Die Schmerzensgeldbemessung ist auch im Vergleich mit anderen bereits entschiedenen Fällen angemessen. Das zeigt ein Studium der Rechtsprechung zur Schmerzensgeldverurteilung, wie sie in Hacks/Ring/Böhm, Schmerzensgeldbeträge, 22. Auflage, unter den Nummern 2748, 2764 und 2775 festgehalten ist. Auch in diesen Fällen ist davon auszugehen, dass die Betroffenen in ähnlicher Weise wie der Kläger physisch und psychisch unter ihren gesundheitlichen Beeinträchtigungen leiden.

13

Die Zinssforderung folgt aus §§ 288 Abs. 1, 291 BGB. Die Beklagten sind seit dem Tage, der auf die Rechtshängigkeit, die am 16.05.2003 eingetreten ist, folgt, zur Verzinsung der Schmerzensgeldforderung mit dem gesetzlichen Zinssatz verpflichtet. Einen Verzugszinsschadensanspruch, der zu einem früheren Zeitpunkt eingetreten sein könnte, hat der Kläger nicht dargelegt. § 849 BGB ist auf Schmerzensgeldforderungen nicht anwendbar. Wegen der unbegründeten Zinsmehrforderung war die Klage folglich ebenfalls teilweise abzuweisen.

14

Darüber hinaus sind die Beklagten gemäß § 843 Abs. 1 BGB verpflichtet, dem Kläger eine monatliche Rente in Höhe von derzeit 50,- EUR zu zahlen.

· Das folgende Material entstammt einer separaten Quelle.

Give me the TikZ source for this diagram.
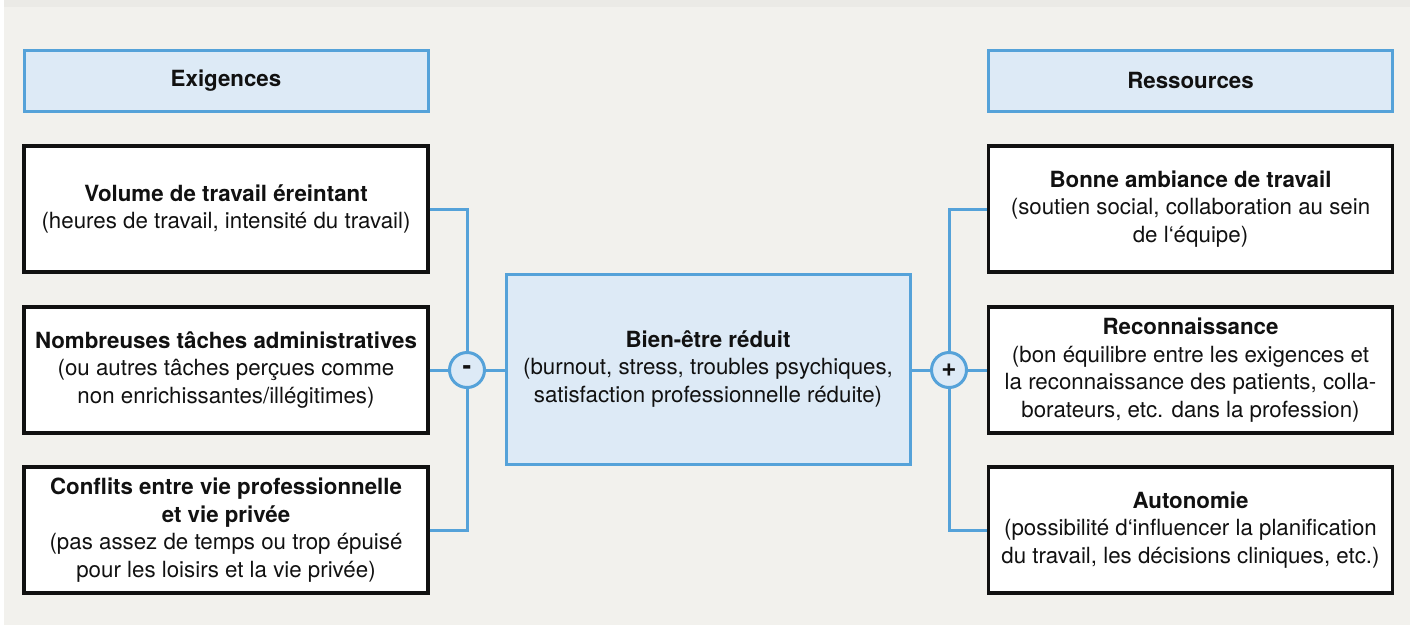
\documentclass[tikz,border=0pt]{standalone}
\usepackage{fontspec}
\setmainfont{TeX Gyre Heros}
\definecolor{bgbeige}{HTML}{F2F1ED}
\definecolor{topgray}{HTML}{EBEAE6}
\definecolor{lineblue}{HTML}{55A2D9}
\definecolor{fillblue}{HTML}{DDEAF6}
\definecolor{inkblack}{HTML}{111111}
\tikzset{
  txt/.style={font=\fontsize{22.3}{27.5}\selectfont, text=inkblack, align=center, inner sep=0pt},
  headbox/.style={txt, draw=lineblue, line width=3pt, fill=fillblue, minimum width=404pt, minimum height=61pt},
  itembox/.style={txt, draw=inkblack, line width=3.2pt, fill=white, minimum width=404pt, minimum height=126pt},
  centerbox/.style={txt, draw=lineblue, line width=3pt, fill=fillblue, minimum width=404pt, minimum height=190pt},
  signcirc/.style={circle, draw=lineblue, line width=3pt, fill=fillblue, minimum size=35pt, inner sep=0pt, font=\fontsize{26}{26}\selectfont\bfseries, text=inkblack},
  conn/.style={draw=lineblue, line width=3pt}
}
\begin{document}
\begin{tikzpicture}[x=1pt,y=-1pt]
\useasboundingbox (0,0) rectangle (1413,630);
\fill[white] (0,0) rectangle (1413,630);
\fill[topgray] (4,0) rectangle (1410,7);
\fill[bgbeige] (4,7) rectangle (1410,625);

\node[headbox] (hexig) at (226,80.5) {\textbf{Exigences}};
\node[headbox] (hres) at (1190.5,80.5) {\textbf{Ressources}};

\node[itembox] (l1) at (226,209) {\textbf{Volume de travail éreintant}\\(heures de travail, intensité du travail)};
\node[itembox] (l2) at (226,370) {\textbf{Nombreuses tâches administratives}\\(ou autres tâches perçues comme\\non enrichissantes/illégitimes)};
\node[itembox] (l3) at (226,530) {\textbf{Conflits entre vie professionnelle}\\\textbf{et vie privée}\\(pas assez de temps ou trop épuisé\\pour les loisirs et la vie privée)};

\node[itembox] (r1) at (1190.5,209) {\textbf{Bonne ambiance de travail}\\(soutien social, collaboration au sein\\de l‘équipe)};
\node[itembox] (r2) at (1190.5,370) {\textbf{Reconnaissance}\\(bon équilibre entre les exigences et\\la reconnaissance des patients, colla-\\borateurs, etc. dans la profession)};
\node[itembox] (r3) at (1190.5,530) {\textbf{Autonomie}\\(possibilité d‘influencer la planification\\du travail, les décisions cliniques, etc.)};

\node[centerbox] (c) at (708,369) {\textbf{Bien-être réduit}\\(burnout, stress, troubles psychiques,\\satisfaction professionnelle réduite)};

\node[signcirc] (minus) at (467,370) {-};
\node[signcirc] (plus) at (949,370) {+};

\draw[conn] (l1.east) -| (minus.north);
\draw[conn] (l3.east) -| (minus.south);
\draw[conn] (l2.east) -- (minus.west);
\draw[conn] (minus.east) -- (c.west |- minus.east);
\draw[conn] (c.east |- plus.west) -- (plus.west);
\draw[conn] (plus.east) -- (r2.west);
\draw[conn] (plus.north) |- (r1.west);
\draw[conn] (plus.south) |- (r3.west);
\end{tikzpicture}
\end{document}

Bei der Verletzung des Körpers und der Gesundheit ist als Ausgleich für dauernde Nachteile regelmäßig eine Rente zu zahlen [Palandt, Bürgerliches Gesetzbuch, 62. Auflage, Bearbeiter Thomas zu § 843 Rn. 1]. Vorliegend muss der Kläger als Unfallfolge vermehrte Bedürfnisse hinnehmen. Darunter fallen verletzungsbedingte, konkret darzulegende Mehraufwendungen im Vergleich zu einem gesunden Menschen, also alle unfallbedingten ständig wiederkehrende vermögenswerte objektivierbare Aufwendungen, die den Zweck haben, diejenigen Nachteile auszugleichen, die dem Verletzten infolge dauernder Störungen des körperlichen Wohlbefindens entstehen [ders., § 843 Rn. 3]. Ausweislich der oben genannten Gutachten muss der Kläger wegen der Beinverkürzung und der Zehverformung besonderes Schuhwerk mit Hilfsmitteln für seinen Zehen sowie einen Kompressionsstrumpf tragen. Die Hautdefekte und Narben bedürfen einer speziellen Pflege. Diese Maßnahmen sind dauerhaft zu ergreifen und stellen vermehrte Bedürfnisse im Sinne des § 843 BGB dar. Derzeit erscheint hierfür ein monatlicher Betrag in Höhe von 50,- EUR angemessen und ausreichend, um den Kläger zu entschädigen. Seine weitergehende Forderung hat der Kläger nicht hinreichend dargetan und belegt. Diesbezüglich war seine Klage teilweise abzuweisen.

15

Die prozessualen Nebenentscheidungen beruhen auf den §§ 92 Abs. 1, 709 ZPO.

16

Die Streitwertfestsetzung folgt aus §§ 3, 5 ZPO, §§ 12 Abs. 1, 17 Abs. 2 GKG. Dabei ist berücksichtigt worden, dass sich der Streitwert am 08.12.2003 durch den Zwischenvergleich der Parteien und das Teilanerkenntnis der Beklagten verringert hat.